+++ RECORDS SUPPLIED +++
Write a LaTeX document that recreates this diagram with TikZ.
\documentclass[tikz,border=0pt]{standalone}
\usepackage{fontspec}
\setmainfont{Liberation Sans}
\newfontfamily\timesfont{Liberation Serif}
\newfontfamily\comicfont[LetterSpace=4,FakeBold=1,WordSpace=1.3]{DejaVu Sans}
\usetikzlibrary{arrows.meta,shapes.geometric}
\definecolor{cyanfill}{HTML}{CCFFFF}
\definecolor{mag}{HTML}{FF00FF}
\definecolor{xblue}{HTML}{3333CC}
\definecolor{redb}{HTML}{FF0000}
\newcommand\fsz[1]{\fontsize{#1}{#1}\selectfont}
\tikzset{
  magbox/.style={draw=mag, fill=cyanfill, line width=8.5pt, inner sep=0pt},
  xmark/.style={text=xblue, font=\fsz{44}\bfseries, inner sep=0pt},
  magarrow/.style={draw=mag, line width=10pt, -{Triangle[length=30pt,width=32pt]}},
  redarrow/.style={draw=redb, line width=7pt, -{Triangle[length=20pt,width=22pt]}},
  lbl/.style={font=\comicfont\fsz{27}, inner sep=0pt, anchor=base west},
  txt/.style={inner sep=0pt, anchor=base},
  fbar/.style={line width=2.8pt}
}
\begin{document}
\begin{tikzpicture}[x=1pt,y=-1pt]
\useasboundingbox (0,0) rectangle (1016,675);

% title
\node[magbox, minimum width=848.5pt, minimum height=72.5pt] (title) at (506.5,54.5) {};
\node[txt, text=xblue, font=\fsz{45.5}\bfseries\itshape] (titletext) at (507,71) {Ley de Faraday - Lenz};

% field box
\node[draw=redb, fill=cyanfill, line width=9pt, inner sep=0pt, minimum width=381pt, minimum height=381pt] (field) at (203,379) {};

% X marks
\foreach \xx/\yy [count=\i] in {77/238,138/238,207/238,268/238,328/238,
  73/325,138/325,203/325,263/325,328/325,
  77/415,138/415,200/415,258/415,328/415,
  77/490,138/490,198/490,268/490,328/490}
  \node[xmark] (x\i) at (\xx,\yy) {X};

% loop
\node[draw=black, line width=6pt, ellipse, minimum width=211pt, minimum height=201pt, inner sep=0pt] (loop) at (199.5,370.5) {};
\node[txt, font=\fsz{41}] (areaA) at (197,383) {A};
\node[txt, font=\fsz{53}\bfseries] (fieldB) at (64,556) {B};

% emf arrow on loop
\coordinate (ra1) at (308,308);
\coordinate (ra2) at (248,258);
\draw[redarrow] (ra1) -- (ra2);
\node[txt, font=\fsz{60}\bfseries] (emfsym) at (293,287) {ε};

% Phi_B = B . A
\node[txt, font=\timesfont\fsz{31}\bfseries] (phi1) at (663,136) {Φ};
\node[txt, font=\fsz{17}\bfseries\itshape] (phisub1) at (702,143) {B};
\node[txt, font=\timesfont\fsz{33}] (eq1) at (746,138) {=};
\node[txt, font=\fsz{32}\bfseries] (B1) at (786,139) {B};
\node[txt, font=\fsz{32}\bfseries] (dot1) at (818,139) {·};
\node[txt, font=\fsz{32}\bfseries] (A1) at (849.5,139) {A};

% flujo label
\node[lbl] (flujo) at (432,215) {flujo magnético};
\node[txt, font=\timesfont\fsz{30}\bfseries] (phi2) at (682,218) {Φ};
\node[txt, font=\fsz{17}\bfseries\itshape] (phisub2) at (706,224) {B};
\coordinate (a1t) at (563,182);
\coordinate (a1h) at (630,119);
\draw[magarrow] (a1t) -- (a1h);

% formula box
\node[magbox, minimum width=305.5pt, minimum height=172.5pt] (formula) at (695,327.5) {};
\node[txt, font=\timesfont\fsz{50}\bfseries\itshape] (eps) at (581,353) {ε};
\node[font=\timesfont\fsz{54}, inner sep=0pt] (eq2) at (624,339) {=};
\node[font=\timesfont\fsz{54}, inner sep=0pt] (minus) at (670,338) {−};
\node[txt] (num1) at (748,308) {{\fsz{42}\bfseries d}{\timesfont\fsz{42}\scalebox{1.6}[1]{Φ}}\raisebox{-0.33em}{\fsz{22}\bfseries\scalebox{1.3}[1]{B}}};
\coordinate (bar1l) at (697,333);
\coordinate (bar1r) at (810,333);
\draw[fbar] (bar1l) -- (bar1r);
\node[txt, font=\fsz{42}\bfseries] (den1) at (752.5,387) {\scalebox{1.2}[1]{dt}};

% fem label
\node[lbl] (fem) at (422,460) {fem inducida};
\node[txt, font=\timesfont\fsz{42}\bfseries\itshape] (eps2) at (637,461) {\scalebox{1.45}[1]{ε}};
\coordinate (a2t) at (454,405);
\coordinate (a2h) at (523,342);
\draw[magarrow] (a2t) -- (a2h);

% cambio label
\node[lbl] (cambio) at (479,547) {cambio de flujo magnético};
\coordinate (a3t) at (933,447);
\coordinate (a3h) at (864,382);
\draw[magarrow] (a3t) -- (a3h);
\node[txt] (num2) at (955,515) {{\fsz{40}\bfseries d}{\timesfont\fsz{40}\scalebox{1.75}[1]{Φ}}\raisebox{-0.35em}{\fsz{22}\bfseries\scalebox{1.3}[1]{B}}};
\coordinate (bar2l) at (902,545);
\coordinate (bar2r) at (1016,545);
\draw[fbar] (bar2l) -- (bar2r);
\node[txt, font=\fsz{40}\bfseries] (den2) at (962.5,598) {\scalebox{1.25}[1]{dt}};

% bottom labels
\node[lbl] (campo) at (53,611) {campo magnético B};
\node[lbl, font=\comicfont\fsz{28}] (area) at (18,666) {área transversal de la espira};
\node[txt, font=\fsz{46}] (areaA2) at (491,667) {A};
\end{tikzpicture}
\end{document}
+++
+++ RECORDS SUPPLIED +++
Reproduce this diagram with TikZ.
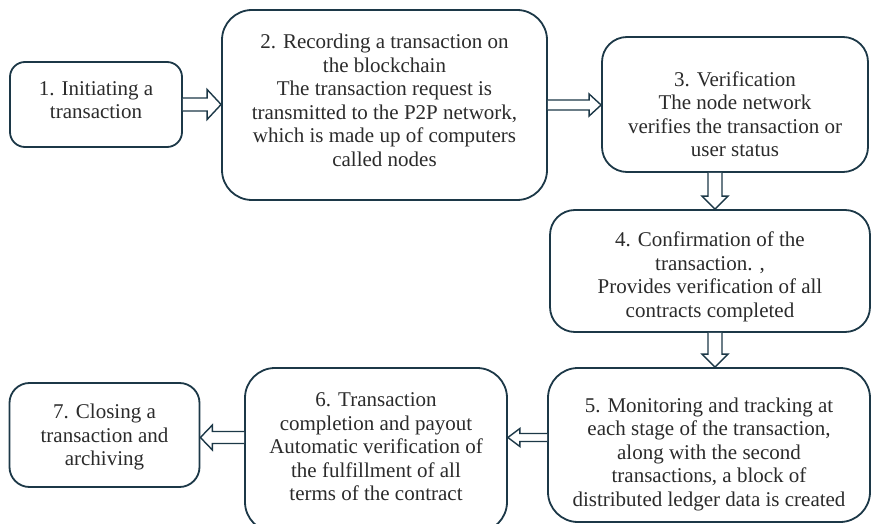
+++
● REQUIREMENTS
Where a line in the entries holds "this", copy that line.

● EXPECTED ANSWER
Write a LaTeX document that recreates this diagram with TikZ.
Reproduce this diagram with TikZ.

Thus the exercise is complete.